Perante esta nua e crua realidade de desvalorização permanente dos salários dos trabalhadores da Administração Local, soa sem dúvida a falso o discurso do governo de reconhecimento da necessidade da sua valorização.
INFLAÇÃO: ACIMA DAS PIORES PREVISÕES
O ano de 2022 ficará para a História não pelo seu crescimento económico – de que o governo PS se vangloria, mas que ninguém sente –, mas pela alta taxa de inflação (com a média anual a fixar-se nos 7,8%) e pelos seus impactos na degradação do poder de compra de milhões de portugueses.
E ao contrário do que o governo PS, a Comissão Europeia e o Fundo Monetário Internacional (FMI) nos querem fazer crer, as subidas de preços dos bens e serviços não se circunscrevem apenas aos bens alimentares e produtos energéticos, mas fazem-se sentir em muitos outros, das rendas às obras de manutenção da habitação, à aquisição de equipamento doméstico, aos serviços de correios e telecomunicações, aos serviços bancários, de refeições e alojamento, etc.
Se nada for feito através da valorização dos salários e das pensões, que permita aumentar o poder de compra, Portugal corre o risco de conhecer um novo acentuar do desequilíbrio na distribuição da riqueza, em que quem trabalha tem uma fatia cada vez menor do rendimento nacional.

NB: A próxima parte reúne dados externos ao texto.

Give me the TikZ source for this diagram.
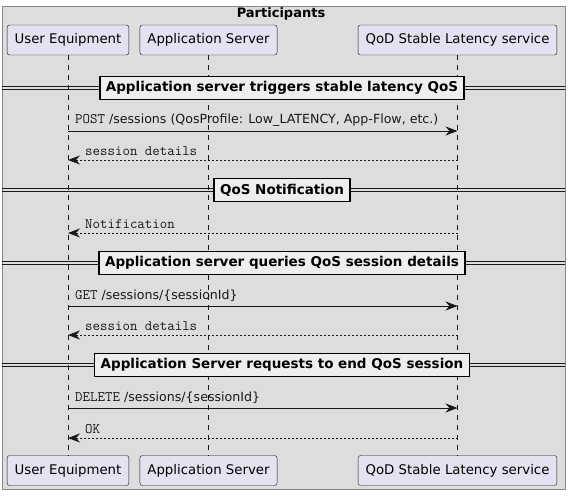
\documentclass[tikz,border=0pt]{standalone}
\usepackage{fontspec}
\setmainfont{DejaVu Sans}
\usetikzlibrary{arrows.meta}

\definecolor{framebg}{HTML}{DDDDDD}
\definecolor{framebd}{HTML}{888888}
\definecolor{partbg}{HTML}{E2E2F0}
\definecolor{linecol}{HTML}{181818}
\definecolor{divbg}{HTML}{EEEEEE}

\newcommand{\monotxt}[1]{{\fontsize{14.5}{15}\ttfamily #1}}

\begin{document}
\begin{tikzpicture}[x=1pt,y=-1pt]
  \tikzstyle{participant}=[draw=linecol, fill=partbg, rounded corners=2.5pt, minimum height=30pt, inner xsep=7.5pt, font=\fontsize{13.3}{15}\selectfont]
  \tikzstyle{lifeline}=[draw=linecol, line width=0.5pt, dash pattern=on 5pt off 5pt]
  \tikzstyle{divbox}=[draw=black, fill=divbg, line width=1.5pt, inner xsep=6pt, minimum height=23pt, font=\fontsize{13.5}{15}\bfseries\selectfont]
  \tikzstyle{msg}=[draw=linecol, line width=0.8pt, -{Stealth[length=12pt,width=9pt,inset=4pt]}]
  \tikzstyle{reply}=[msg, dash pattern=on 2pt off 2pt]
  \tikzstyle{msglabel}=[anchor=south west, inner sep=0pt, text=linecol, font=\fontsize{12.6}{14}\selectfont]
  \useasboundingbox (0,0) rectangle (569,495);

  % participants box
  \draw[framebd, fill=framebg] (2,6) rectangle (565,489);
  \node[font=\fontsize{13}{15}\bfseries\selectfont] (title) at (281,14) {Participants};

  \node[participant] (ue)  at (68,40)    {User Equipment};
  \node[participant] (as)  at (208.5,40) {Application Server};
  \node[participant] (qod) at (457.5,40) {QoD Stable Latency service};
  \node[participant] (ueb)  at (68,470.5)    {User Equipment};
  \node[participant] (asb)  at (208.5,470.5) {Application Server};
  \node[participant] (qodb) at (457.5,470.5) {QoD Stable Latency service};

  \draw[lifeline] (ue) -- (ueb);
  \draw[lifeline] (as) -- (asb);
  \draw[lifeline] (qod) -- (qodb);

  % dividers
  \foreach \y/\name/\txt in {88/trig/Application server triggers stable latency QoS,
                             190/notif/QoS Notification,
                             263/query/Application server queries QoS session details,
                             365/stop/Application Server requests to end QoS session} {
    \draw[linecol, line width=0.8pt] (2,\y-1.5) -- (565,\y-1.5) (2,\y+1.5) -- (565,\y+1.5);
    \node[divbox] (\name) at (282,\y) {\txt};
  }

  % trigger
  \draw[msg] (ue |- 0,131) -- (qod |- 0,131);
  \node[msglabel] (postlbl) at (75,127) {\monotxt{POST} /sessions (QosProfile: Low\_LATENCY, App-Flow, etc.)};
  \draw[reply] (qod |- 0,160) -- (ue |- 0,160);
  \node[msglabel] (detlbl) at (85,156) {\monotxt{session details}};

  % notification
  \draw[reply] (qod |- 0,233) -- (ue |- 0,233);
  \node[msglabel] (notlbl) at (85,229) {\monotxt{Notification}};

  % query
  \draw[msg] (ue |- 0,306) -- (qod |- 0,306);
  \node[msglabel] (getlbl) at (75,302) {\monotxt{GET} /sessions/\{sessionId\}};
  \draw[reply] (qod |- 0,335) -- (ue |- 0,335);
  \node[msglabel] (det2lbl) at (85,331) {\monotxt{session details}};

  % delete
  \draw[msg] (ue |- 0,408) -- (qod |- 0,408);
  \node[msglabel] (dellbl) at (75,404) {\monotxt{DELETE} /sessions/\{sessionId\}};
  \draw[reply] (qod |- 0,438) -- (ue |- 0,438);
  \node[msglabel] (oklbl) at (85,434) {\monotxt{OK}};
\end{tikzpicture}
\end{document}
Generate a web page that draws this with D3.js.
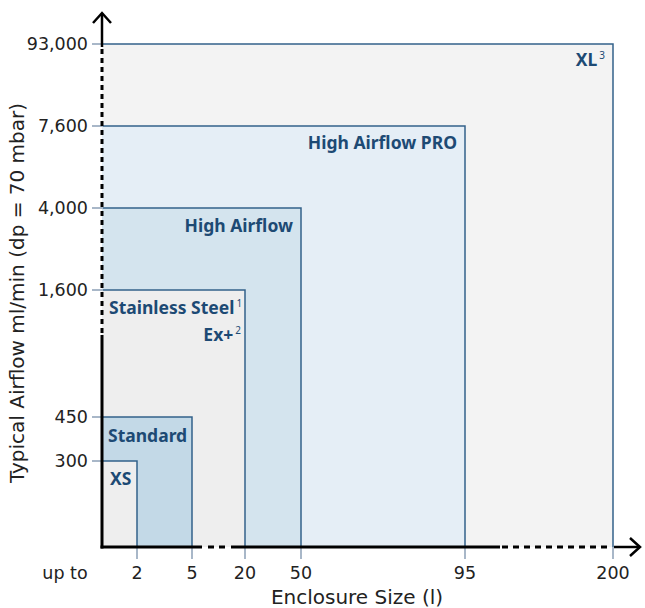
<!DOCTYPE html>
<html>
<head>
<meta charset="utf-8">
<script src="https://cdn.jsdelivr.net/npm/d3@7"></script>
<style>
  html, body { margin: 0; padding: 0; background: #fff; }
  svg { display: block; }
</style>
</head>
<body>
<svg id="chart" width="645" height="608"></svg>
<script>
// ---------- data ----------
const xTicks = [2, 5, 20, 50, 95, 200];
const xTickLabels = ["2", "5", "20", "50", "95", "200"];
const yTicks = [300, 450, 1600, 4000, 7600, 93000];
const yTickLabels = ["300", "450", "1,600", "4,000", "7,600", "93,000"];

const productNames = ["XL", "High Airflow PRO", "High Airflow", "Stainless Steel / Ex+", "Standard", "XS"];
const productSize = [200, 95, 50, 20, 5, 2];          // enclosure size (l)
const productAirflow = [93000, 7600, 4000, 1600, 450, 300]; // ml/min
const productFill = ["#f3f3f3", "#e5eef6", "#d4e4ee", "#eeeeee", "#c3d9e7", "#eeeeee"];

// ---------- layout ----------
const svg = d3.select("#chart");
const x0 = 102, y0 = 547;

// piecewise (schematic) scales
const x = d3.scaleLinear()
  .domain([0, 2, 5, 20, 50, 95, 200])
  .range([x0, 137, 192, 245, 301, 465, 613]);
const y = d3.scaleLinear()
  .domain([0, 300, 450, 1600, 4000, 7600, 93000])
  .range([y0, 461, 417, 290, 208, 126, 44]);

const stroke = "#33618a";
const tickCol = "#a8b7c8";
const labelCol = "#1d4a74";
const font = "'DejaVu Sans', sans-serif";
const boldFont = "'Noto Sans', 'DejaVu Sans', sans-serif";

// rectangles (largest first)
const g = svg.append("g");
productNames.forEach((n, i) => {
  const xr = x(productSize[i]), yt = y(productAirflow[i]);
  g.append("rect")
    .attr("x", x0).attr("y", yt)
    .attr("width", xr - x0).attr("height", y0 - yt)
    .attr("fill", productFill[i]);
  g.append("path")
    .attr("d", `M${x0},${yt}H${xr}V${y0}`)
    .attr("fill", "none").attr("stroke", stroke).attr("stroke-width", 1.5);
});

// tick marks
yTicks.forEach((v) => {
  svg.append("line").attr("x1", 92).attr("x2", x0 + 1)
    .attr("y1", y(v)).attr("y2", y(v))
    .attr("stroke", tickCol).attr("stroke-width", 2);
});
xTicks.forEach((v) => {
  svg.append("line").attr("x1", x(v)).attr("x2", x(v))
    .attr("y1", y0).attr("y2", 559)
    .attr("stroke", tickCol).attr("stroke-width", 2);
});

// tick labels
svg.append("g").selectAll("text").data(yTicks).join("text")
  .attr("x", 88).attr("y", d => y(d)).attr("dy", "0.36em")
  .attr("text-anchor", "end")
  .attr("font-family", font).attr("font-size", 17.5).attr("fill", "#222")
  .text((d, i) => yTickLabels[i]);
svg.append("g").selectAll("text").data(xTicks).join("text")
  .attr("x", d => x(d)).attr("y", 579)
  .attr("text-anchor", "middle")
  .attr("font-family", font).attr("font-size", 17.5).attr("fill", "#222")
  .text((d, i) => xTickLabels[i]);
svg.append("text").attr("x", 65).attr("y", 579).attr("text-anchor", "middle")
  .attr("font-family", font).attr("font-size", 17.5).attr("fill", "#222").text("up to");

// axes
const ax = svg.append("g").attr("stroke", "#000").attr("fill", "none");
// y axis
ax.append("line").attr("x1", x0).attr("x2", x0).attr("y1", y0 + 1.5).attr("y2", 335).attr("stroke-width", 3);
ax.append("line").attr("x1", x0).attr("x2", x0).attr("y1", 333).attr("y2", 47).attr("stroke-width", 3).attr("stroke-dasharray", "5,4");
ax.append("line").attr("x1", x0).attr("x2", x0).attr("y1", 47).attr("y2", 13).attr("stroke-width", 2.5);
ax.append("path").attr("d", `M93,23L${x0},13L111,23`).attr("stroke-width", 2.5);
// x axis
ax.append("line").attr("x1", x0 - 1.5).attr("x2", 202).attr("y1", y0).attr("y2", y0).attr("stroke-width", 3);
ax.append("line").attr("x1", 208).attr("x2", 226).attr("y1", y0).attr("y2", y0).attr("stroke-width", 3).attr("stroke-dasharray", "6,5");
ax.append("line").attr("x1", 231).attr("x2", 500).attr("y1", y0).attr("y2", y0).attr("stroke-width", 3);
ax.append("line").attr("x1", 502).attr("x2", 612).attr("y1", y0).attr("y2", y0).attr("stroke-width", 3).attr("stroke-dasharray", "6,5");
ax.append("line").attr("x1", 614).attr("x2", 640).attr("y1", y0).attr("y2", y0).attr("stroke-width", 2.5);
ax.append("path").attr("d", `M630,538L640,${y0}L630,556`).attr("stroke-width", 2.5);

// product labels
function label(txt, sup, xPos, yPos, anchor) {
  const t = svg.append("text").attr("x", xPos).attr("y", yPos)
    .attr("text-anchor", anchor)
    .attr("font-family", boldFont).attr("font-weight", "bold")
    .attr("font-size", 17.5).attr("fill", labelCol);
  t.append("tspan").text(txt);
  if (sup) t.append("tspan").attr("font-size", 10).attr("font-weight", "normal").attr("dx", 2).attr("dy", -7).text(sup);
}
label("XL", "3", x(200) - 8, y(93000) + 22, "end");
label("High Airflow PRO", null, x(95) - 8, y(7600) + 23, "end");
label("High Airflow", null, x(50) - 8, y(4000) + 24, "end");
label("Stainless Steel", "1", x0 + 7, y(1600) + 24, "start");
label("Ex+", "2", x(20) - 4, y(1600) + 51, "end");
label("Standard", null, x0 + 6, y(450) + 25, "start");
label("XS", null, x0 + 8, y(300) + 24, "start");

// axis titles
svg.append("text").attr("x", 357).attr("y", 604).attr("text-anchor", "middle")
  .attr("font-family", font).attr("font-size", 20).attr("fill", "#222").text("Enclosure Size (l)");
svg.append("text").attr("transform", "translate(24,293) rotate(-90)").attr("text-anchor", "middle")
  .attr("font-family", font).attr("font-size", 20).attr("fill", "#222").text("Typical Airflow ml/min (dp = 70 mbar)");
</script>
</body>
</html>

Em termos comparativos, vale a pena recordar que as mais recentes previsões da inflação para 2023 são do Banco de Portugal e do FMI e apontam para um valor anual de 5,8%, enquanto o governo previu, no Orçamento de Estado para 2023, “apenas” 4%. Ora, tendo em conta que a inflação anualizada em Janeiro se situou nos 8,5%, alguém acredita (além do governo PS) que baixe para os 4% em Dezembro?